* start Input data *

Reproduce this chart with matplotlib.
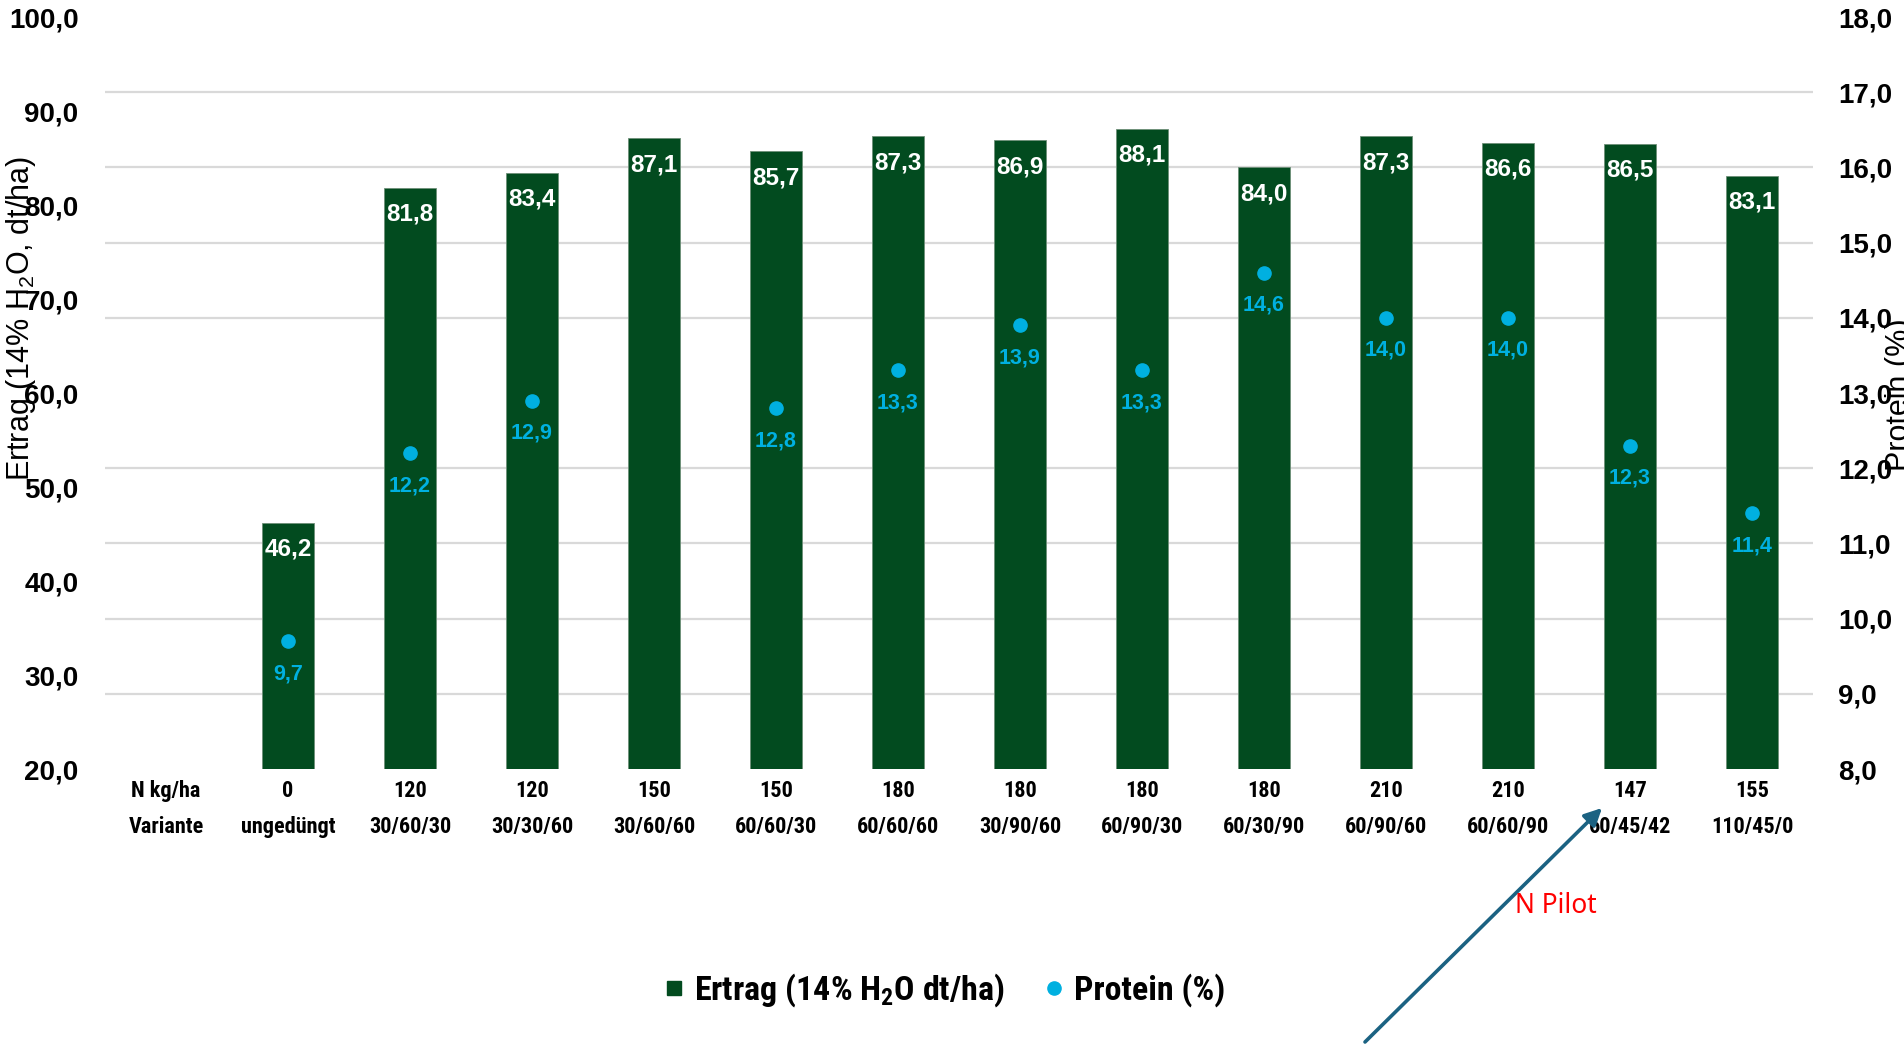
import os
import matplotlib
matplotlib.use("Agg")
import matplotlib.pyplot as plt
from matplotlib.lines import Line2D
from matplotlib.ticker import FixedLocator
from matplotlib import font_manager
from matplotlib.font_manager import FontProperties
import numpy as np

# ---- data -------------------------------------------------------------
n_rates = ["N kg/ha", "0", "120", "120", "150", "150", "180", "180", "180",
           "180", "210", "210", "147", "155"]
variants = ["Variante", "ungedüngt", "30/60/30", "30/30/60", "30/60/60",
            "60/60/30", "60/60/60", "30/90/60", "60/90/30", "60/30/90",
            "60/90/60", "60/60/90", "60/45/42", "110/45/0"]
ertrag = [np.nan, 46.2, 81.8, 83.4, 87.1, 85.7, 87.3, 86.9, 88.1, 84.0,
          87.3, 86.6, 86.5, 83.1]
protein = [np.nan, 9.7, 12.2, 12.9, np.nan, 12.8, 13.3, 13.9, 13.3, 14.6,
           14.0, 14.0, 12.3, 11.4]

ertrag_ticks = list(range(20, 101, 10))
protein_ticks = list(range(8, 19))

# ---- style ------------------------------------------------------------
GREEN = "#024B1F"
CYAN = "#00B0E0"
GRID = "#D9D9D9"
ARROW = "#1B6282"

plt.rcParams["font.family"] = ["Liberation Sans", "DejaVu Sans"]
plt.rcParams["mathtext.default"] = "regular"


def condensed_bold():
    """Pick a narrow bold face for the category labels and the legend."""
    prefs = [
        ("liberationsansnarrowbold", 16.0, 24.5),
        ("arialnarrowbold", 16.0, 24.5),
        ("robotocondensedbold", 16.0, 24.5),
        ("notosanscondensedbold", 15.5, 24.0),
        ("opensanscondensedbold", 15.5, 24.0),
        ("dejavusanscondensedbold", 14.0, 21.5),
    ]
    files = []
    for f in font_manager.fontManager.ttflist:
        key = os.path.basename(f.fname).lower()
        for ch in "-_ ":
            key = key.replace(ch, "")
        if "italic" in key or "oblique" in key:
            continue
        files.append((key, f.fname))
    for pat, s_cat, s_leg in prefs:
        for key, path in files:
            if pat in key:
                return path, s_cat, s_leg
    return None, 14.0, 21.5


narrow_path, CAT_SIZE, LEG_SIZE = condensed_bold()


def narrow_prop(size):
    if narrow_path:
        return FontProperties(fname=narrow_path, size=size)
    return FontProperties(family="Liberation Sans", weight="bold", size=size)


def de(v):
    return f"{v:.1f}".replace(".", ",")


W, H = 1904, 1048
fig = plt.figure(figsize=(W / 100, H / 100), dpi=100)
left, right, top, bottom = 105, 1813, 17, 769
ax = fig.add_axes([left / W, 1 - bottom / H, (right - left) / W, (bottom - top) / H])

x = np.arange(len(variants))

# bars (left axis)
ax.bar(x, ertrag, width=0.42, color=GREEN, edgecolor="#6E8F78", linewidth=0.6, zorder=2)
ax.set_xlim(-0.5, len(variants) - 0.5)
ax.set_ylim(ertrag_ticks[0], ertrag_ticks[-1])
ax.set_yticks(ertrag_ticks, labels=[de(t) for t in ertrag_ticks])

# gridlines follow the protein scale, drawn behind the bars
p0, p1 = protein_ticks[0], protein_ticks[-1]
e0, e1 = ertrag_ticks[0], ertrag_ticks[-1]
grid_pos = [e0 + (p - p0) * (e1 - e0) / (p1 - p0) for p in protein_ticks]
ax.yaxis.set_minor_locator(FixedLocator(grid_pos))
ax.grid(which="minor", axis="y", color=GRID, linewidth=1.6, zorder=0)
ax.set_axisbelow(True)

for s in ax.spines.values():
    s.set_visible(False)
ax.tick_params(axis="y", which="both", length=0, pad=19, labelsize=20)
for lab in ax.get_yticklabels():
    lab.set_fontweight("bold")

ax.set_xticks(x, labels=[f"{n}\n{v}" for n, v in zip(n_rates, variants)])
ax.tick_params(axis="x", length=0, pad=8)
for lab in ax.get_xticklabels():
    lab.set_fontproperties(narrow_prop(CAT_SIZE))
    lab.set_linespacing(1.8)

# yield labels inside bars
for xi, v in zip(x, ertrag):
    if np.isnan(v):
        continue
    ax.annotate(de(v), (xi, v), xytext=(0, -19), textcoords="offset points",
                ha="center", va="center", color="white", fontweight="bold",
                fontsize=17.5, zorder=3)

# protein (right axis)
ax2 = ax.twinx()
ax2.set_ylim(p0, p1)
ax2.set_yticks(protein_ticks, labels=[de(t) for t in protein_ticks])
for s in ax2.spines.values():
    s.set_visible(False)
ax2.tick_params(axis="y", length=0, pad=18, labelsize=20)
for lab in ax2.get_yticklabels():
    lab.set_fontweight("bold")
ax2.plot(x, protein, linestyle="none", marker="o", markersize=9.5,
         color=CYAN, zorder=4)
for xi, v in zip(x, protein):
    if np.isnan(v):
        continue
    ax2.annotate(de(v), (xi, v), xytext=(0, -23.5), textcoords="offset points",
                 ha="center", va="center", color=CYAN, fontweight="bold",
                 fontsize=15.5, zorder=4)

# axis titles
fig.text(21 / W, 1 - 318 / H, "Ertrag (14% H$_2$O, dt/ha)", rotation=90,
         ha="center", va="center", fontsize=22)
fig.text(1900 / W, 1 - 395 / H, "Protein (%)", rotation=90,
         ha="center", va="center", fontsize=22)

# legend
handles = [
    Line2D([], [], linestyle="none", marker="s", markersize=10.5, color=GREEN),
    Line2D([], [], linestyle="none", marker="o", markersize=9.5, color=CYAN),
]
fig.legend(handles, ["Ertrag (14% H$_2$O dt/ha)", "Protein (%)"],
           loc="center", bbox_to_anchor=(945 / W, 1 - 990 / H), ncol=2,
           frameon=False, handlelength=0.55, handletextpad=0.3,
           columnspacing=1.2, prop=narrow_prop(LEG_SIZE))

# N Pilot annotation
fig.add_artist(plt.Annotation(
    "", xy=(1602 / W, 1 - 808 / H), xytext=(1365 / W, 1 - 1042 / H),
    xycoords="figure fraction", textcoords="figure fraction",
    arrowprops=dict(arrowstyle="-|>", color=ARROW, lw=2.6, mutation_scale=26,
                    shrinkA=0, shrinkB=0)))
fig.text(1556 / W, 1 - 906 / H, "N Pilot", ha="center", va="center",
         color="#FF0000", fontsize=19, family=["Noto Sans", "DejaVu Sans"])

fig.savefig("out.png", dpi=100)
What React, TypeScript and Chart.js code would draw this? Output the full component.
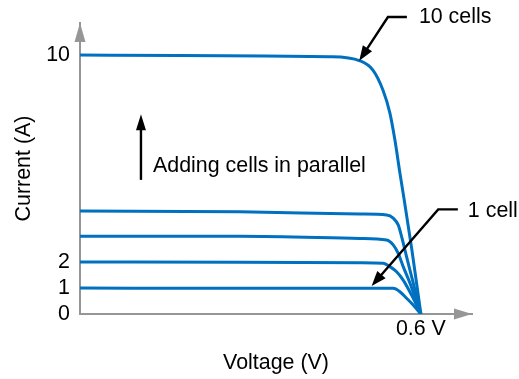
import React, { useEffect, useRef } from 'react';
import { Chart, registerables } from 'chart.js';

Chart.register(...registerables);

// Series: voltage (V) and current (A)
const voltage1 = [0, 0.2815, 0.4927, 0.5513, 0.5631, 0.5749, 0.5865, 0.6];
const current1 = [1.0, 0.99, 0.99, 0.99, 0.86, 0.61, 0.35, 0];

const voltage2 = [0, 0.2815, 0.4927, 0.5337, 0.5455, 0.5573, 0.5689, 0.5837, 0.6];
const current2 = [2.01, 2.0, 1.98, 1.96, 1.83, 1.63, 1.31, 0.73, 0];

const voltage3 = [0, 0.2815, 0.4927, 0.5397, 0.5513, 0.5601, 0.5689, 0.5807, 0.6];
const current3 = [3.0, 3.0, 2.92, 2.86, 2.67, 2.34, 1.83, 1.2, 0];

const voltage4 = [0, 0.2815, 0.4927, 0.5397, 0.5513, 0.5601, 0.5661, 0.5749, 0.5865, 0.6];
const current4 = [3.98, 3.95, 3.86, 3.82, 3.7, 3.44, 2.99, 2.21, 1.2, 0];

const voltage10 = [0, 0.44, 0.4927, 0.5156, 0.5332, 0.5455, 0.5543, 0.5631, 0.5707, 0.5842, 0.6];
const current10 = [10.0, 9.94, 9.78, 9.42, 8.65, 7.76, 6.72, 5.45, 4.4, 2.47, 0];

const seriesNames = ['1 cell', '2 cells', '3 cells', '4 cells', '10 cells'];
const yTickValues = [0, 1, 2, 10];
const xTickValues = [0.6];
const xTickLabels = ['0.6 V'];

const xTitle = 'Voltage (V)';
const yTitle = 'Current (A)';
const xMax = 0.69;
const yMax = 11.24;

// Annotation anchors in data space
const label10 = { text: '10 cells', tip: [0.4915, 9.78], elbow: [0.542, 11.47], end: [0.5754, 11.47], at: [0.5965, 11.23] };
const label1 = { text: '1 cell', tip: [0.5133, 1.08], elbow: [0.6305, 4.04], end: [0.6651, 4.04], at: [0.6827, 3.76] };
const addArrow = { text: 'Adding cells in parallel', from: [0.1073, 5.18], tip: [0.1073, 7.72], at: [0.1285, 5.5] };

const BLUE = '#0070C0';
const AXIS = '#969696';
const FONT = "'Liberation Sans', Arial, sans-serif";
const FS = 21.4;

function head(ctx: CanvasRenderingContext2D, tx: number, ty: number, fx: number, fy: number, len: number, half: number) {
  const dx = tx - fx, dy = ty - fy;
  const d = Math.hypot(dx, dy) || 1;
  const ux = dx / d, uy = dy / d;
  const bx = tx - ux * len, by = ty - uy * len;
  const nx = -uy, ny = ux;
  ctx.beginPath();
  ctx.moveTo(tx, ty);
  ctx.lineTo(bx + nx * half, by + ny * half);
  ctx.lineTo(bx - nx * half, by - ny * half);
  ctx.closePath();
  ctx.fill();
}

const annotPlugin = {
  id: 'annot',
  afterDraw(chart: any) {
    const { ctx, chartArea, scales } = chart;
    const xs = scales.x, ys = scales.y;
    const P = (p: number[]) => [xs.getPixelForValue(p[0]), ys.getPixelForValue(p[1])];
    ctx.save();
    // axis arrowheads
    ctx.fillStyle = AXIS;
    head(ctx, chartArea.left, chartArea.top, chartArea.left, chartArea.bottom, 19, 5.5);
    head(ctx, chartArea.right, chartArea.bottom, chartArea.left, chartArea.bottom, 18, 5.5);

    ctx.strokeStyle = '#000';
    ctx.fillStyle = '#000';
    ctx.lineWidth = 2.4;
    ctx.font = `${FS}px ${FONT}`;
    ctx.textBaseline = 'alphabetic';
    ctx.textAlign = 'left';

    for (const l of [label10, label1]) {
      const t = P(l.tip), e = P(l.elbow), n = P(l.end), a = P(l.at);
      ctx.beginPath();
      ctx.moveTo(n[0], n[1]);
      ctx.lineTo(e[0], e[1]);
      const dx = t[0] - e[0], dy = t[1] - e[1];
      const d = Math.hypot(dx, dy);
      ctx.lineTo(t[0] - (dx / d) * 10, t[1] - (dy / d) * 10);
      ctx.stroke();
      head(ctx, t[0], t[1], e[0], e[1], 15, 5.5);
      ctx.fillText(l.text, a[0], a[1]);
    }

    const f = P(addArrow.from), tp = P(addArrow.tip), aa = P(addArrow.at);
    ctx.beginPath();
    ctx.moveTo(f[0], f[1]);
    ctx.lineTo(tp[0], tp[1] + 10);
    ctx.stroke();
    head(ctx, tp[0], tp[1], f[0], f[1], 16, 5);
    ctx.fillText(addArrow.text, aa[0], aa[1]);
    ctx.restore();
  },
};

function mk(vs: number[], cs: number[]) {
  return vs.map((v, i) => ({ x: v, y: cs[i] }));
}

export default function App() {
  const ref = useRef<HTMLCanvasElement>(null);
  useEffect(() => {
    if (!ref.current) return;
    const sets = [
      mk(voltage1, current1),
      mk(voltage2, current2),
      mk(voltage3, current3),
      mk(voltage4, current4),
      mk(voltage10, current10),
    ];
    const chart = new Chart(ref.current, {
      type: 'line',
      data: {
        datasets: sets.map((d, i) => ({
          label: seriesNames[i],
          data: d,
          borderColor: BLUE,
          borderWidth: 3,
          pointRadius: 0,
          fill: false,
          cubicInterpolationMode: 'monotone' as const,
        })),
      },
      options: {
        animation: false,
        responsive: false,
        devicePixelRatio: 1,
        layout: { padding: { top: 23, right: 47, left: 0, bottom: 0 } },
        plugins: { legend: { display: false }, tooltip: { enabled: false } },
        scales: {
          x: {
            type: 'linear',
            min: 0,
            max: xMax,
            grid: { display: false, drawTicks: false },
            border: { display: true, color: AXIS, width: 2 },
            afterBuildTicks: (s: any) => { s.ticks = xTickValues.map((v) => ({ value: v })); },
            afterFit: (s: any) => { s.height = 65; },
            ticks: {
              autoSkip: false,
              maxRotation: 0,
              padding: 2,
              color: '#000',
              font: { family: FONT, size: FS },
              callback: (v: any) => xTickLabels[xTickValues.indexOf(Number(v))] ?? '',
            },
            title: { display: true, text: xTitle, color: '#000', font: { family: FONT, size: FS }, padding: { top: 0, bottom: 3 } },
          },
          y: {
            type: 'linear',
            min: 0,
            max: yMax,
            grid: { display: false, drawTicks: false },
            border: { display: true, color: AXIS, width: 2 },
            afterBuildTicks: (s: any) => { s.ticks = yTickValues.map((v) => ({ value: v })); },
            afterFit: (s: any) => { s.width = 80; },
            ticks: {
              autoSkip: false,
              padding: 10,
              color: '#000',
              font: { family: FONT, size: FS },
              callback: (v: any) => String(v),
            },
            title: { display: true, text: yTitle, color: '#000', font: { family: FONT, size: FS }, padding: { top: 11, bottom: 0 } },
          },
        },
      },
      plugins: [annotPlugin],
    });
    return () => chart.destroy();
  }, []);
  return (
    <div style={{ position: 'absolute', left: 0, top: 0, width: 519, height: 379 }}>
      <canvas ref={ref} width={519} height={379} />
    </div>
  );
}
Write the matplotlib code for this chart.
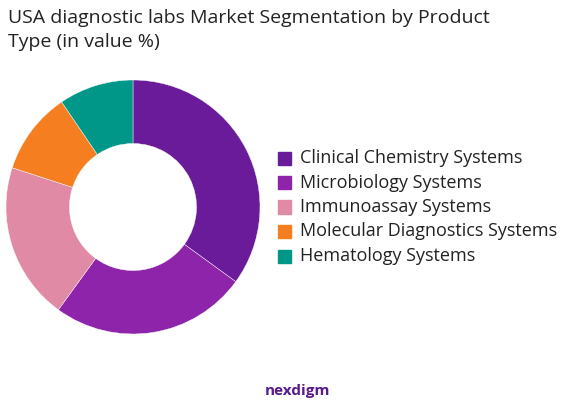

* end Input data *

Set exercise
Starting at the line that contains "What React, TypeScript" and ending at the line that contains "4.4, 2.47, 0];", give the lines again exactly. Do not include the pictures.

Solution to this task
What React, TypeScript and Chart.js code would draw this? Output the full component.
import React, { useEffect, useRef } from 'react';
import { Chart, registerables } from 'chart.js';

Chart.register(...registerables);

// Series: voltage (V) and current (A)
const voltage1 = [0, 0.2815, 0.4927, 0.5513, 0.5631, 0.5749, 0.5865, 0.6];
const current1 = [1.0, 0.99, 0.99, 0.99, 0.86, 0.61, 0.35, 0];

const voltage2 = [0, 0.2815, 0.4927, 0.5337, 0.5455, 0.5573, 0.5689, 0.5837, 0.6];
const current2 = [2.01, 2.0, 1.98, 1.96, 1.83, 1.63, 1.31, 0.73, 0];

const voltage3 = [0, 0.2815, 0.4927, 0.5397, 0.5513, 0.5601, 0.5689, 0.5807, 0.6];
const current3 = [3.0, 3.0, 2.92, 2.86, 2.67, 2.34, 1.83, 1.2, 0];

const voltage4 = [0, 0.2815, 0.4927, 0.5397, 0.5513, 0.5601, 0.5661, 0.5749, 0.5865, 0.6];
const current4 = [3.98, 3.95, 3.86, 3.82, 3.7, 3.44, 2.99, 2.21, 1.2, 0];

const voltage10 = [0, 0.44, 0.4927, 0.5156, 0.5332, 0.5455, 0.5543, 0.5631, 0.5707, 0.5842, 0.6];
const current10 = [10.0, 9.94, 9.78, 9.42, 8.65, 7.76, 6.72, 5.45, 4.4, 2.47, 0];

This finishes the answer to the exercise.